Enable anisotropy of e.g. 0.9 or whatever looks good and make it somewhat glossy..0.5 to .9 seems good.
If you then vary the glossiness of the base material then you can get anythng from your example to an e.g. blurry car paint iridescent paint/pearlescent effect.
I don't use Houdini but these settings I imagine will translate.
Also the Vray pluginnodetex thin film tex will work well. Here it's a coat on a blend material.
That OSL texture was crashing some weeks ago last we tried it. But yes, this should be a more accurate result.
But the one I showed can also be easily used as a coat on a blend material too.
Hmm, no crashes here using it over long periods to test other scenarios...but then that's with Max, so maybe it's something not playing well with Houdini
Hmm, no crashes here using it over long periods to test other scenarios...but then that's with Max, so maybe it's something not playing well with Houdini
Hmm...it's hard to know what you are after, as your first example is very different to this one.
Can you explain more what you want to see, based on this much more abstract form?
Maybe just photoshop it to show the ideal effect...
not quite the result i was after.. but enjoyed it .. thank you all.. still can;t get that result described.
"Iridescence (also known as goniochromism) is the phenomenon of certain surfaces that appear to gradually change color as the angle of view or the angle of illumination changes. Examples of iridescence include soap bubbles, feathers, butterfly wings and seashell nacre, as well as certain minerals."
"as the angle of view ... changes" = Fresnel effect (Falloff map with Fresnel mode)
"gradually change color" = Gradient Ramp.

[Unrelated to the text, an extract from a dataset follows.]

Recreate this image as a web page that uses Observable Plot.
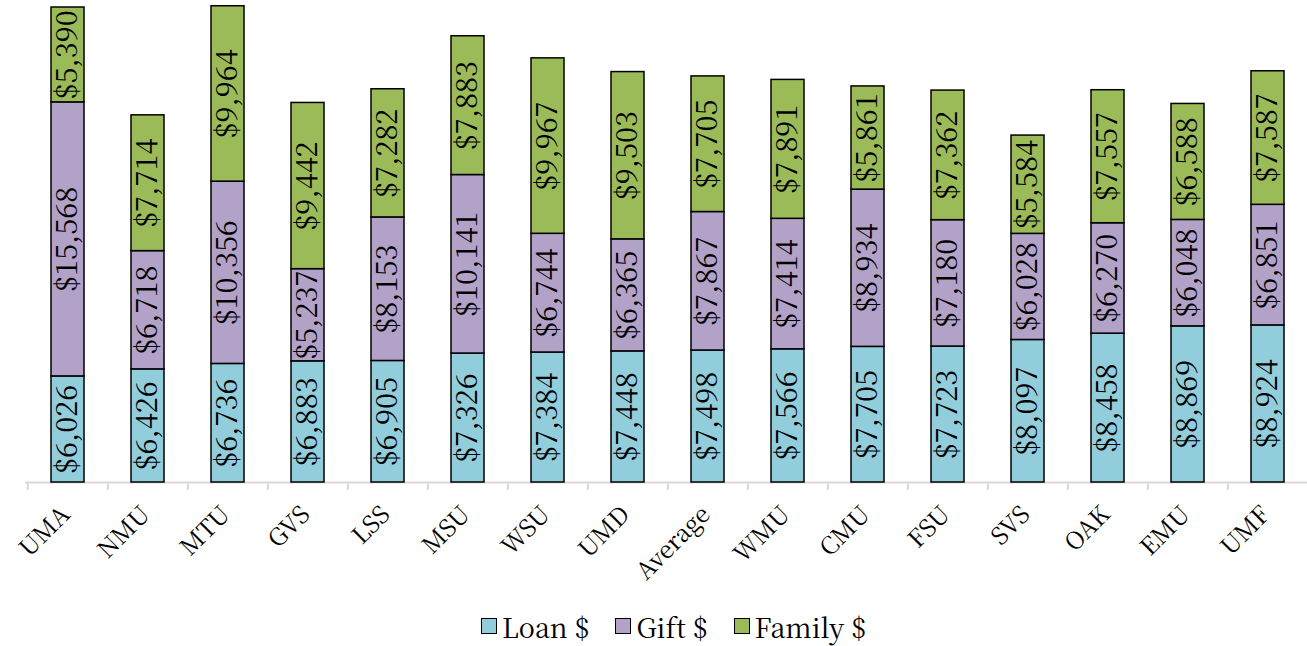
<!DOCTYPE html>
<html>
<head>
<meta charset="utf-8">
<script src="https://cdn.jsdelivr.net/npm/d3@7"></script>
<script src="https://cdn.jsdelivr.net/npm/@observablehq/plot@0.6"></script>
<style>
  body { margin: 0; background: #fff; }
  #legend { display: flex; justify-content: center; align-items: center; height: 40px; padding-left: 40px; font-size: 27px; color: #000; }
  .item { display: flex; align-items: center; margin-right: 26px; }
  .item:last-child { margin-right: 0; }
  .sw { width: 14px; height: 14px; border: 1.5px solid #000; margin-right: 5px; }
</style>
</head>
<body>
<div id="chart"></div>
<div id="legend"></div>
<script>
const categories = ["UMA","NMU","MTU","GVS","LSS","MSU","WSU","UMD","Average","WMU","CMU","FSU","SVS","OAK","EMU","UMF"];
const loan   = [6026, 6426, 6736, 6883, 6905, 7326, 7384, 7448, 7498, 7566, 7705, 7723, 8097, 8458, 8869, 8924];
const gift   = [15568, 6718, 10356, 5237, 8153, 10141, 6744, 6365, 7867, 7414, 8934, 7180, 6028, 6270, 6048, 6851];
const family = [5390, 7714, 9964, 9442, 7282, 7883, 9967, 9503, 7705, 7891, 5861, 7362, 5584, 7557, 6588, 7587];
const seriesNames = ["Loan $", "Gift $", "Family $"];
const seriesColors = ["#92CDDC", "#B3A2C7", "#9BBB59"];

const seriesValues = [loan, gift, family];
const data = [];
categories.forEach((c, i) => {
  seriesNames.forEach((s, k) => data.push({category: c, series: s, value: seriesValues[k][i]}));
});
const fmt = v => "$" + d3.format(",")(v);

const FONT = "Noto Serif CJK SC";
const W = 1307, H = 606;
const chart = Plot.plot({
  width: W,
  height: H,
  marginLeft: 25,
  marginRight: -3,
  marginTop: 0,
  marginBottom: 124,
  style: {background: "#fff", color: "#000", fontFamily: FONT},
  x: {domain: categories, paddingInner: 0.59, paddingOuter: 0.295, label: null},
  y: {domain: [0, 27382], axis: null},
  color: {domain: seriesNames, range: seriesColors},
  marks: [
    Plot.ruleY([0], {stroke: "#d9d9d9", strokeWidth: 2}),
    Plot.ruleX(categories, {x: d => d, y1: 0, y2: 0, insetBottom: -8, dx: -(W - 22) / 32, stroke: "#d9d9d9", strokeWidth: 2}),
    Plot.barY(data, Plot.stackY({x: "category", y: "value", z: "series", fill: "series", stroke: "#000", strokeWidth: 1.5, order: null})),
    Plot.text(data, Plot.stackY({x: "category", y: "value", z: "series", text: d => fmt(d.value), rotate: -90, fontSize: 29, fill: "#000", order: null})),
    Plot.axisX({tickRotate: -45, tickSize: 0, tickPadding: 8, fontSize: 24, label: null, fill: "#000", dx: -2, dy: 20})
  ]
});
document.getElementById("chart").appendChild(chart);

const legend = document.getElementById("legend");
legend.style.fontFamily = FONT;
seriesNames.forEach((s, k) => {
  const it = document.createElement("div");
  it.className = "item";
  const sw = document.createElement("div");
  sw.className = "sw";
  sw.style.background = seriesColors[k];
  const t = document.createElement("span");
  t.style.fontFamily = FONT;
  t.textContent = s;
  it.appendChild(sw); it.appendChild(t);
  legend.appendChild(it);
});
</script>
</body>
</html>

So with this two parameters we should be able to emulate our iridescence effect in any renderer. This is a bit simplification of course, things can get a bit more complicated that's why you can find things like the thin film shader that account for more nuances of the effect. But in a general way, this should suffice.

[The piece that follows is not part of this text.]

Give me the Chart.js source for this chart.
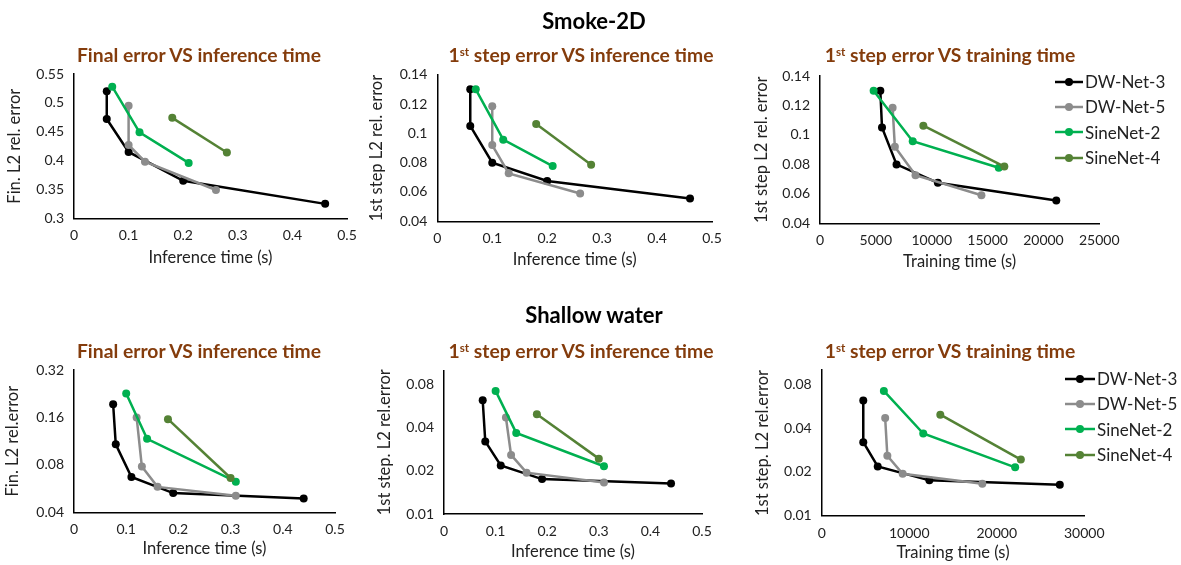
<!DOCTYPE html>
<html><head><meta charset="utf-8">
<script src="https://cdn.jsdelivr.net/npm/chart.js@4.4.1/dist/chart.umd.min.js"></script>
<style>
html,body{margin:0;padding:0;background:#fff;}
#wrap{position:relative;width:1181px;height:565px;overflow:hidden;font-family:Lato,sans-serif;}
canvas{position:absolute;left:0;top:0;}
.t{position:absolute;transform:translate(-50%,-50%);white-space:nowrap;font-weight:bold;line-height:1;}
.main{font-size:22px;color:#000;}
.sub{font-size:19.3px;color:#843C0C;}
.sub sup{font-size:60%;line-height:0;vertical-align:0.55em;}
.legend{position:absolute;font-size:17px;color:#222;line-height:1;}
.legend .it{display:flex;align-items:center;height:25.3px;}
.legend svg{display:block;margin-right:2px;}
</style></head>
<body><div id="wrap">
<canvas id="c1" width="1181" height="565"></canvas>
<canvas id="c2" width="1181" height="565"></canvas>
<canvas id="c3" width="1181" height="565"></canvas>
<canvas id="c4" width="1181" height="565"></canvas>
<canvas id="c5" width="1181" height="565"></canvas>
<canvas id="c6" width="1181" height="565"></canvas>
<div class="t main" style="left:594px;top:21px;">Smoke-2D</div>
<div class="t main" style="left:594px;top:315px;">Shallow water</div>
<div class="t sub" style="left:199px;top:55px;">Final error VS inference time</div>
<div class="t sub" style="left:581px;top:55px;">1<sup>st</sup> step error VS inference time</div>
<div class="t sub" style="left:950px;top:55px;">1<sup>st</sup> step error VS training time</div>
<div class="t sub" style="left:199px;top:351px;">Final error VS inference time</div>
<div class="t sub" style="left:581px;top:351px;">1<sup>st</sup> step error VS inference time</div>
<div class="t sub" style="left:950px;top:351px;">1<sup>st</sup> step error VS training time</div>
<div class="legend" id="lg1" style="left:1055px;top:69px;"></div>
<div class="legend" id="lg2" style="left:1065px;top:366px;"></div>
</div>
<script>
// ---- series ----
const seriesNames = ['DW-Net-3', 'DW-Net-5', 'SineNet-2', 'SineNet-4'];
const seriesColors = ['#000000', '#8C8C8C', '#00B050', '#548235'];

// ---- Smoke-2D ----
const smokeInfDW3 = [0.06, 0.06, 0.10, 0.20, 0.46];
const smokeInfDW5 = [0.10, 0.10, 0.13, 0.26];
const smokeInfSN2 = [0.07, 0.12, 0.21];
const smokeInfSN4 = [0.18, 0.28];

const smokeTrainDW3 = [5400, 5550, 6850, 10550, 21150];
const smokeTrainDW5 = [6500, 6700, 8550, 14450];
const smokeTrainSN2 = [4800, 8300, 16000];
const smokeTrainSN4 = [9250, 16500];

const smokeFinalDW3 = [0.52, 0.472, 0.415, 0.365, 0.325];
const smokeFinalDW5 = [0.495, 0.427, 0.398, 0.349];
const smokeFinalSN2 = [0.528, 0.449, 0.396];
const smokeFinalSN4 = [0.474, 0.414];

const smokeStep1DW3 = [0.13, 0.105, 0.08, 0.0675, 0.0555];
const smokeStep1DW5 = [0.1185, 0.092, 0.0727, 0.059];
const smokeStep1SN2 = [0.13, 0.0957, 0.0777];
const smokeStep1SN4 = [0.1063, 0.0785];

// ---- Shallow water ----
const swInfDW3 = [0.075, 0.08, 0.11, 0.19, 0.44];
const swInfDW5 = [0.12, 0.13, 0.16, 0.31];
const swInfSN2 = [0.10, 0.14, 0.31];
const swInfSN4 = [0.18, 0.30];

const swTrainDW3 = [4750, 4750, 6400, 12300, 27200];
const swTrainDW5 = [7250, 7500, 9250, 18350];
const swTrainSN2 = [7100, 11600, 22100];
const swTrainSN4 = [13550, 22750];

const swFinalDW3 = [0.194, 0.108, 0.067, 0.053, 0.049];
const swFinalDW5 = [0.16, 0.078, 0.058, 0.051];
const swFinalSN2 = [0.227, 0.117, 0.0626];
const swFinalSN4 = [0.156, 0.066];

const swStep1DW3 = [0.062, 0.032, 0.0218, 0.0175, 0.0163];
const swStep1DW5 = [0.047, 0.0258, 0.0194, 0.0166];
const swStep1SN2 = [0.072, 0.0367, 0.0215];
const swStep1SN4 = [0.0495, 0.0243];

// ---- tick labels ----
const inferTicks = [0, 0.1, 0.2, 0.3, 0.4, 0.5];
const smokeTrainTicks = [0, 5000, 10000, 15000, 20000, 25000];
const swTrainTicks = [0, 10000, 20000, 30000];
const smokeFinalTicks = [0.3, 0.35, 0.4, 0.45, 0.5, 0.55];
const smokeStep1Ticks = [0.04, 0.06, 0.08, 0.1, 0.12, 0.14];
const swFinalTicks = [0.04, 0.08, 0.16, 0.32];
const swStep1Ticks = [0.01, 0.02, 0.04, 0.08];

// ---- layout (pixel boxes of each plot area) ----
const W = 1181, H = 565;
const TICK_FONT = 14, AX_FONT = 16.5, LH = AX_FONT * 1.2;
const TXT = '#222';
const fmt = v => String(+Number(v).toFixed(6));

function pts(xs, ys) { return xs.map((x, i) => ({x: x, y: ys[i]})); }

function makeChart(id, box, xsArr, ysArr, xCfg, yCfg, xTitle, yTitle) {
  const datasets = xsArr.map((xs, i) => ({
    label: seriesNames[i],
    data: pts(xs, ysArr[i]),
    showLine: true,
    borderColor: seriesColors[i],
    backgroundColor: seriesColors[i],
    borderWidth: 2.5,
    pointRadius: 4,
    pointBorderWidth: 0,
    pointBackgroundColor: seriesColors[i],
    tension: 0,
    order: 3 - i
  }));
  const padLeft = box.yTitleX - LH / 2;
  const axisCommon = {
    grid: {display: false, drawTicks: false},
    border: {display: true, color: '#000', width: 1.5}
  };
  new Chart(document.getElementById(id), {
    type: 'scatter',
    data: {datasets: datasets},
    options: {
      responsive: false, animation: false, events: [],
      layout: {padding: {left: padLeft, right: W - box.right, top: box.top, bottom: H - (box.xTitleY + LH / 2)}},
      plugins: {legend: {display: false}, tooltip: {enabled: false}},
      scales: {
        x: Object.assign({}, axisCommon, {
          type: xCfg.type, position: 'bottom', min: xCfg.min, max: xCfg.max,
          afterBuildTicks: s => { s.ticks = xCfg.ticks.map(v => ({value: v})); },
          afterFit: s => { s.height = box.xTitleY + LH / 2 - box.bottom; },
          ticks: {padding: 9, color: TXT, font: {family: 'Lato', size: TICK_FONT}, callback: v => fmt(v), maxRotation: 0, autoSkip: false},
          title: {display: true, text: xTitle, color: TXT, font: {family: 'Lato', size: AX_FONT}, padding: 0}
        }),
        y: Object.assign({}, axisCommon, {
          type: yCfg.type, position: 'left', min: yCfg.min, max: yCfg.max,
          afterBuildTicks: s => { s.ticks = yCfg.ticks.map(v => ({value: v})); },
          afterFit: s => { s.width = box.left - padLeft; },
          ticks: {padding: 10, color: TXT, font: {family: 'Lato', size: TICK_FONT}, callback: v => fmt(v), autoSkip: false},
          title: {display: true, text: yTitle, color: TXT, font: {family: 'Lato', size: AX_FONT}, padding: 0}
        })
      }
    }
  });
}

const xInfer = {type: 'linear', min: 0, max: 0.5, ticks: inferTicks};

makeChart('c1', {left: 74, right: 347, top: 74, bottom: 218.3, yTitleX: 15, xTitleY: 258},
  [smokeInfDW3, smokeInfDW5, smokeInfSN2, smokeInfSN4],
  [smokeFinalDW3, smokeFinalDW5, smokeFinalSN2, smokeFinalSN4],
  xInfer, {type: 'linear', min: 0.3, max: 0.55, ticks: smokeFinalTicks},
  'Inference time (s)', 'Fin. L2 rel. error');

makeChart('c2', {left: 437.3, right: 712, top: 74.7, bottom: 221.3, yTitleX: 377, xTitleY: 260},
  [smokeInfDW3, smokeInfDW5, smokeInfSN2, smokeInfSN4],
  [smokeStep1DW3, smokeStep1DW5, smokeStep1SN2, smokeStep1SN4],
  xInfer, {type: 'linear', min: 0.04, max: 0.14, ticks: smokeStep1Ticks},
  'Inference time (s)', '1st step L2 rel. error');

makeChart('c3', {left: 820, right: 1099.3, top: 76, bottom: 223.3, yTitleX: 762, xTitleY: 262},
  [smokeTrainDW3, smokeTrainDW5, smokeTrainSN2, smokeTrainSN4],
  [smokeStep1DW3, smokeStep1DW5, smokeStep1SN2, smokeStep1SN4],
  {type: 'linear', min: 0, max: 25000, ticks: smokeTrainTicks},
  {type: 'linear', min: 0.04, max: 0.14, ticks: smokeStep1Ticks},
  'Training time (s)', '1st step L2 rel. error');

makeChart('c4', {left: 74, right: 335, top: 370, bottom: 512.3, yTitleX: 13, xTitleY: 549},
  [swInfDW3, swInfDW5, swInfSN2, swInfSN4],
  [swFinalDW3, swFinalDW5, swFinalSN2, swFinalSN4],
  xInfer, {type: 'logarithmic', min: 0.04, max: 0.32, ticks: swFinalTicks},
  'Inference time (s)', 'Fin. L2 rel.error');

makeChart('c5', {left: 444, right: 702, top: 370.4, bottom: 514, yTitleX: 385, xTitleY: 551.7},
  [swInfDW3, swInfDW5, swInfSN2, swInfSN4],
  [swStep1DW3, swStep1DW5, swStep1SN2, swStep1SN4],
  xInfer, {type: 'logarithmic', min: 0.01, max: 0.1, ticks: swStep1Ticks},
  'Inference time (s)', '1st step. L2 rel.error');

makeChart('c6', {left: 821.7, right: 1084.3, top: 370.2, bottom: 515.7, yTitleX: 763, xTitleY: 553},
  [swTrainDW3, swTrainDW5, swTrainSN2, swTrainSN4],
  [swStep1DW3, swStep1DW5, swStep1SN2, swStep1SN4],
  {type: 'linear', min: 0, max: 30000, ticks: swTrainTicks},
  {type: 'logarithmic', min: 0.01, max: 0.1, ticks: swStep1Ticks},
  'Training time (s)', '1st step. L2 rel.error');

// ---- legends ----
function buildLegend(id, iconW) {
  const el = document.getElementById(id);
  seriesNames.forEach((n, i) => {
    const c = seriesColors[i];
    el.insertAdjacentHTML('beforeend',
      '<div class="it"><svg width="' + iconW + '" height="10"><line x1="0" y1="5" x2="' + iconW + '" y2="5" stroke="' + c +
      '" stroke-width="2.5"/><circle cx="' + (iconW / 2) + '" cy="5" r="4" fill="' + c + '"/></svg><span>' + n + '</span></div>');
  });
}
buildLegend('lg1', 28);
buildLegend('lg2', 30);
</script>
</body></html>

The technique applied on a similar mesh used on a metal shader:
vs the example from your post in the Houdini artists Facebook group (discount lighting and shape):
The same technique in a sphere (soap), you can even add the common distortions of soap with noise maps:
P.S: This was 15 minutes of my time, it's normal that my result is not super accurate to your example image. It's just a friendly example scenario.